* [What you have to do] Transcribe everything in the data word for word. Pictures are left out.

* [Given data]
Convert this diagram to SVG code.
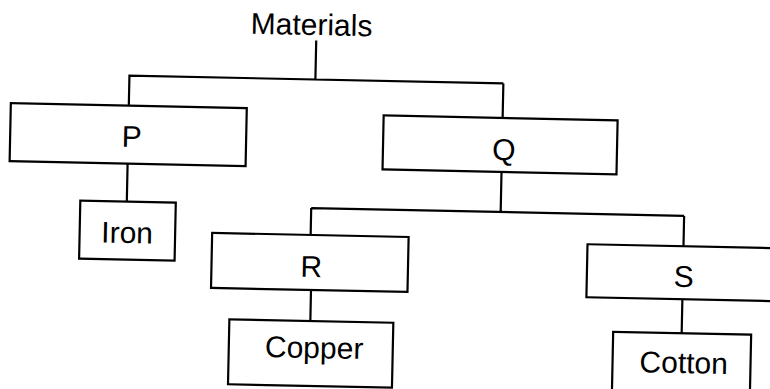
<svg xmlns="http://www.w3.org/2000/svg" width="770" height="389" viewBox="0 0 770 389">
<style>
.box{fill:#fff;stroke:#000;stroke-width:2.2}
.ln{fill:none;stroke:#000;stroke-width:2.2}
text{font-family:"Liberation Sans",Arial,sans-serif;font-size:30px;fill:#000;text-anchor:middle}
</style>
<rect width="770" height="389" fill="#fff"/>
<g transform="rotate(1.2 385 195)">
<g id="connectors">
<path class="ln" d="M313 42V81M126 81H501M127 81V111M501 81V115.5"/>
<path class="ln" d="M127 169V207"/>
<path class="ln" d="M501 169.5V209.6M311.5 209.6H684.5M311.5 209.6V236.5M684.5 209.6V240"/>
<path class="ln" d="M313 291.5V322.5M684.5 293V327"/>
</g>
<g id="materials"><text x="308" y="36.5">Materials</text></g>
<g id="P"><rect class="box" x="9" y="111" width="236" height="58"/><text x="130.5" y="152.3">P</text></g>
<g id="Q"><rect class="box" x="382" y="115.5" width="234" height="54"/><text x="502.8" y="157.5">Q</text></g>
<g id="Iron"><rect class="box" x="80.5" y="207" width="95.5" height="58"/><text x="128" y="248.4">Iron</text></g>
<g id="R"><rect class="box" x="213" y="236.5" width="196.5" height="55"/><text x="312.7" y="278.5">R</text></g>
<g id="S"><rect class="box" x="588.5" y="240" width="230" height="53"/><text x="685.4" y="280.8">S</text></g>
<g id="Copper"><rect class="box" x="232" y="322.5" width="164" height="65"/><text x="317.4" y="359.5">Copper</text></g>
<g id="Cotton"><rect class="box" x="616" y="327" width="138" height="90"/><text x="687.2" y="366.8">Cotton</text></g>
</g>
</svg>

* [Full response]
Convert this diagram to SVG code.
<svg xmlns="http://www.w3.org/2000/svg" width="770" height="389" viewBox="0 0 770 389">
<style>
.box{fill:#fff;stroke:#000;stroke-width:2.2}
.ln{fill:none;stroke:#000;stroke-width:2.2}
text{font-family:"Liberation Sans",Arial,sans-serif;font-size:30px;fill:#000;text-anchor:middle}
</style>
<rect width="770" height="389" fill="#fff"/>
<g transform="rotate(1.2 385 195)">
<g id="connectors">
<path class="ln" d="M313 42V81M126 81H501M127 81V111M501 81V115.5"/>
<path class="ln" d="M127 169V207"/>
<path class="ln" d="M501 169.5V209.6M311.5 209.6H684.5M311.5 209.6V236.5M684.5 209.6V240"/>
<path class="ln" d="M313 291.5V322.5M684.5 293V327"/>
</g>
<g id="materials"><text x="308" y="36.5">Materials</text></g>
<g id="P"><rect class="box" x="9" y="111" width="236" height="58"/><text x="130.5" y="152.3">P</text></g>
<g id="Q"><rect class="box" x="382" y="115.5" width="234" height="54"/><text x="502.8" y="157.5">Q</text></g>
<g id="Iron"><rect class="box" x="80.5" y="207" width="95.5" height="58"/><text x="128" y="248.4">Iron</text></g>
<g id="R"><rect class="box" x="213" y="236.5" width="196.5" height="55"/><text x="312.7" y="278.5">R</text></g>
<g id="S"><rect class="box" x="588.5" y="240" width="230" height="53"/><text x="685.4" y="280.8">S</text></g>
<g id="Copper"><rect class="box" x="232" y="322.5" width="164" height="65"/><text x="317.4" y="359.5">Copper</text></g>
<g id="Cotton"><rect class="box" x="616" y="327" width="138" height="90"/><text x="687.2" y="366.8">Cotton</text></g>
</g>
</svg>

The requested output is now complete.